Repeat the data word for word. Do not include the pictures.

DATA EXCERPT
● ● ● ●
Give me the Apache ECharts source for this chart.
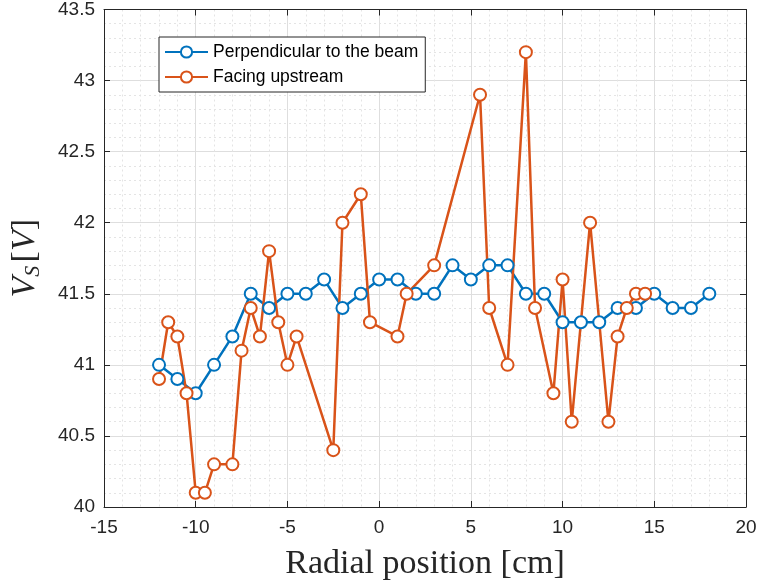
<!DOCTYPE html>
<html>
<head>
<meta charset="utf-8">
<script src="https://cdn.jsdelivr.net/npm/echarts@6/dist/echarts.min.js"></script>
<style>html,body{margin:0;padding:0;background:#fff;}#c{width:760px;height:586px;}</style>
</head>
<body>
<div id="c"></div>
<script>
var seriesNames = ['Perpendicular to the beam', 'Facing upstream'];
var perpX = [-12, -11, -10, -9, -8, -7, -6, -5, -4, -3, -2, -1, 0, 1, 2, 3, 4, 5, 6, 7, 8, 9, 10, 11, 12, 13, 14, 15, 16, 17, 18];
var perpY = [41.0, 40.9, 40.8, 41.0, 41.2, 41.5, 41.4, 41.5, 41.5, 41.6, 41.4, 41.5, 41.6, 41.6, 41.5, 41.5, 41.7, 41.6, 41.7, 41.7, 41.5, 41.5, 41.3, 41.3, 41.3, 41.4, 41.4, 41.5, 41.4, 41.4, 41.5];
var faceX = [-12, -11.5, -11, -10.5, -10, -9.5, -9, -8, -7.5, -7, -6.5, -6, -5.5, -5, -4.5, -2.5, -2, -1, -0.5, 1, 1.5, 3, 5.5, 6, 7, 8, 8.5, 9.5, 10, 10.5, 11.5, 12.5, 13, 13.5, 14, 14.5];
var faceY = [40.9, 41.3, 41.2, 40.8, 40.1, 40.1, 40.3, 40.3, 41.1, 41.4, 41.2, 41.8, 41.3, 41.0, 41.2, 40.4, 42.0, 42.2, 41.3, 41.2, 41.5, 41.7, 42.9, 41.4, 41.0, 43.2, 41.4, 40.8, 41.6, 40.6, 42.0, 40.6, 41.2, 41.4, 41.5, 41.5];
var xTicks = [-15, -10, -5, 0, 5, 10, 15, 20];
var yTicks = [40, 40.5, 41, 41.5, 42, 42.5, 43, 43.5];

function pairs(xs, ys) { return xs.map(function (x, i) { return [x, ys[i]]; }); }

var axisColor = '#262626';
var chart = echarts.init(document.getElementById('c'), null, {renderer: 'canvas'});

function xAxisCfg(pos, showLabel) {
  return {
    type: 'value', position: pos, min: xTicks[0], max: xTicks[xTicks.length - 1], interval: 5,
    axisLine: {show: true, onZero: false, lineStyle: {color: axisColor, width: 1}},
    axisTick: {show: true, inside: true, length: 6, lineStyle: {color: axisColor}},
    minorTick: {show: false, splitNumber: 5},
    axisLabel: {show: showLabel, color: axisColor, fontSize: 19, fontFamily: 'Liberation Sans', margin: 11,
      formatter: function (v) { return String(v); }},
    splitLine: {show: showLabel, lineStyle: {color: '#dedede', width: 1}},
    minorSplitLine: {show: showLabel, lineStyle: {color: '#e4e4e4', width: 1, type: [2, 3]}},
    name: showLabel ? 'Radial position [cm]' : '',
    nameLocation: 'middle', nameGap: 40,
    nameTextStyle: {fontFamily: 'Liberation Serif', fontSize: 34, color: axisColor}
  };
}
function yAxisCfg(pos, showLabel) {
  return {
    type: 'value', position: pos, min: yTicks[0], max: yTicks[yTicks.length - 1], interval: 0.5,
    axisLine: {show: true, onZero: false, lineStyle: {color: axisColor, width: 1}},
    axisTick: {show: true, inside: true, length: 6, lineStyle: {color: axisColor}},
    minorTick: {show: false, splitNumber: 5},
    axisLabel: {show: showLabel, color: axisColor, fontSize: 19, fontFamily: 'Liberation Sans', margin: 9,
      formatter: function (v) { return String(v); }},
    splitLine: {show: showLabel, lineStyle: {color: '#dedede', width: 1}},
    minorSplitLine: {show: showLabel, lineStyle: {color: '#e4e4e4', width: 1, type: [2, 3]}},
    name: showLabel ? '{i|V}{sub|S} {n|[}{i|V}{n|]}' : '',
    nameLocation: 'middle', nameGap: 60, nameRotate: 90,
    nameTextStyle: {
      color: axisColor,
      rich: {
        i: {fontFamily: 'Liberation Serif', fontStyle: 'italic', fontSize: 34, color: axisColor},
        n: {fontFamily: 'Liberation Serif', fontSize: 34, color: axisColor},
        sub: {fontFamily: 'Liberation Serif', fontStyle: 'italic', fontSize: 22, color: axisColor, verticalAlign: 'bottom', padding: [16, 0, 0, 0]}
      }
    }
  };
}

chart.setOption({
  animation: false,
  backgroundColor: '#ffffff',
  grid: {left: 103, right: 14, top: 7, bottom: 77, containLabel: false},
  legend: {
    left: 159, top: 37, orient: 'vertical',
    data: seriesNames,
    backgroundColor: '#ffffff', borderColor: axisColor, borderWidth: 1,
    padding: [5, 7, 5, 5], itemGap: 5, itemWidth: 43, itemHeight: 14,
    textStyle: {fontFamily: 'Liberation Sans', fontSize: 17.5, lineHeight: 20, color: '#000'}
  },
  xAxis: [xAxisCfg('bottom', true), xAxisCfg('top', false)],
  yAxis: [yAxisCfg('left', true), yAxisCfg('right', false)],
  series: [
    {
      name: seriesNames[0], type: 'line', xAxisIndex: 0, yAxisIndex: 0,
      data: pairs(perpX, perpY),
      symbol: 'emptyCircle', symbolSize: 12,
      lineStyle: {color: '#0072BD', width: 2.5},
      itemStyle: {color: '#0072BD', borderColor: '#0072BD', borderWidth: 2},
      emphasis: {disabled: true}
    },
    {
      name: seriesNames[1], type: 'line', xAxisIndex: 0, yAxisIndex: 0,
      data: pairs(faceX, faceY),
      symbol: 'emptyCircle', symbolSize: 12,
      lineStyle: {color: '#D95319', width: 2.5},
      itemStyle: {color: '#D95319', borderColor: '#D95319', borderWidth: 2},
      emphasis: {disabled: true}
    }
  ]
});
</script>
</body>
</html>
● ● ● ●
RESULT
Give me the Apache ECharts source for this chart.
<!DOCTYPE html>
<html>
<head>
<meta charset="utf-8">
<script src="https://cdn.jsdelivr.net/npm/echarts@6/dist/echarts.min.js"></script>
<style>html,body{margin:0;padding:0;background:#fff;}#c{width:760px;height:586px;}</style>
</head>
<body>
<div id="c"></div>
<script>
var seriesNames = ['Perpendicular to the beam', 'Facing upstream'];
var perpX = [-12, -11, -10, -9, -8, -7, -6, -5, -4, -3, -2, -1, 0, 1, 2, 3, 4, 5, 6, 7, 8, 9, 10, 11, 12, 13, 14, 15, 16, 17, 18];
var perpY = [41.0, 40.9, 40.8, 41.0, 41.2, 41.5, 41.4, 41.5, 41.5, 41.6, 41.4, 41.5, 41.6, 41.6, 41.5, 41.5, 41.7, 41.6, 41.7, 41.7, 41.5, 41.5, 41.3, 41.3, 41.3, 41.4, 41.4, 41.5, 41.4, 41.4, 41.5];
var faceX = [-12, -11.5, -11, -10.5, -10, -9.5, -9, -8, -7.5, -7, -6.5, -6, -5.5, -5, -4.5, -2.5, -2, -1, -0.5, 1, 1.5, 3, 5.5, 6, 7, 8, 8.5, 9.5, 10, 10.5, 11.5, 12.5, 13, 13.5, 14, 14.5];
var faceY = [40.9, 41.3, 41.2, 40.8, 40.1, 40.1, 40.3, 40.3, 41.1, 41.4, 41.2, 41.8, 41.3, 41.0, 41.2, 40.4, 42.0, 42.2, 41.3, 41.2, 41.5, 41.7, 42.9, 41.4, 41.0, 43.2, 41.4, 40.8, 41.6, 40.6, 42.0, 40.6, 41.2, 41.4, 41.5, 41.5];
var xTicks = [-15, -10, -5, 0, 5, 10, 15, 20];
var yTicks = [40, 40.5, 41, 41.5, 42, 42.5, 43, 43.5];

function pairs(xs, ys) { return xs.map(function (x, i) { return [x, ys[i]]; }); }

var axisColor = '#262626';
var chart = echarts.init(document.getElementById('c'), null, {renderer: 'canvas'});

function xAxisCfg(pos, showLabel) {
  return {
    type: 'value', position: pos, min: xTicks[0], max: xTicks[xTicks.length - 1], interval: 5,
    axisLine: {show: true, onZero: false, lineStyle: {color: axisColor, width: 1}},
    axisTick: {show: true, inside: true, length: 6, lineStyle: {color: axisColor}},
    minorTick: {show: false, splitNumber: 5},
    axisLabel: {show: showLabel, color: axisColor, fontSize: 19, fontFamily: 'Liberation Sans', margin: 11,
      formatter: function (v) { return String(v); }},
    splitLine: {show: showLabel, lineStyle: {color: '#dedede', width: 1}},
    minorSplitLine: {show: showLabel, lineStyle: {color: '#e4e4e4', width: 1, type: [2, 3]}},
    name: showLabel ? 'Radial position [cm]' : '',
    nameLocation: 'middle', nameGap: 40,
    nameTextStyle: {fontFamily: 'Liberation Serif', fontSize: 34, color: axisColor}
  };
}
function yAxisCfg(pos, showLabel) {
  return {
    type: 'value', position: pos, min: yTicks[0], max: yTicks[yTicks.length - 1], interval: 0.5,
    axisLine: {show: true, onZero: false, lineStyle: {color: axisColor, width: 1}},
    axisTick: {show: true, inside: true, length: 6, lineStyle: {color: axisColor}},
    minorTick: {show: false, splitNumber: 5},
    axisLabel: {show: showLabel, color: axisColor, fontSize: 19, fontFamily: 'Liberation Sans', margin: 9,
      formatter: function (v) { return String(v); }},
    splitLine: {show: showLabel, lineStyle: {color: '#dedede', width: 1}},
    minorSplitLine: {show: showLabel, lineStyle: {color: '#e4e4e4', width: 1, type: [2, 3]}},
    name: showLabel ? '{i|V}{sub|S} {n|[}{i|V}{n|]}' : '',
    nameLocation: 'middle', nameGap: 60, nameRotate: 90,
    nameTextStyle: {
      color: axisColor,
      rich: {
        i: {fontFamily: 'Liberation Serif', fontStyle: 'italic', fontSize: 34, color: axisColor},
        n: {fontFamily: 'Liberation Serif', fontSize: 34, color: axisColor},
        sub: {fontFamily: 'Liberation Serif', fontStyle: 'italic', fontSize: 22, color: axisColor, verticalAlign: 'bottom', padding: [16, 0, 0, 0]}
      }
    }
  };
}

chart.setOption({
  animation: false,
  backgroundColor: '#ffffff',
  grid: {left: 103, right: 14, top: 7, bottom: 77, containLabel: false},
  legend: {
    left: 159, top: 37, orient: 'vertical',
    data: seriesNames,
    backgroundColor: '#ffffff', borderColor: axisColor, borderWidth: 1,
    padding: [5, 7, 5, 5], itemGap: 5, itemWidth: 43, itemHeight: 14,
    textStyle: {fontFamily: 'Liberation Sans', fontSize: 17.5, lineHeight: 20, color: '#000'}
  },
  xAxis: [xAxisCfg('bottom', true), xAxisCfg('top', false)],
  yAxis: [yAxisCfg('left', true), yAxisCfg('right', false)],
  series: [
    {
      name: seriesNames[0], type: 'line', xAxisIndex: 0, yAxisIndex: 0,
      data: pairs(perpX, perpY),
      symbol: 'emptyCircle', symbolSize: 12,
      lineStyle: {color: '#0072BD', width: 2.5},
      itemStyle: {color: '#0072BD', borderColor: '#0072BD', borderWidth: 2},
      emphasis: {disabled: true}
    },
    {
      name: seriesNames[1], type: 'line', xAxisIndex: 0, yAxisIndex: 0,
      data: pairs(faceX, faceY),
      symbol: 'emptyCircle', symbolSize: 12,
      lineStyle: {color: '#D95319', width: 2.5},
      itemStyle: {color: '#D95319', borderColor: '#D95319', borderWidth: 2},
      emphasis: {disabled: true}
    }
  ]
});
</script>
</body>
</html>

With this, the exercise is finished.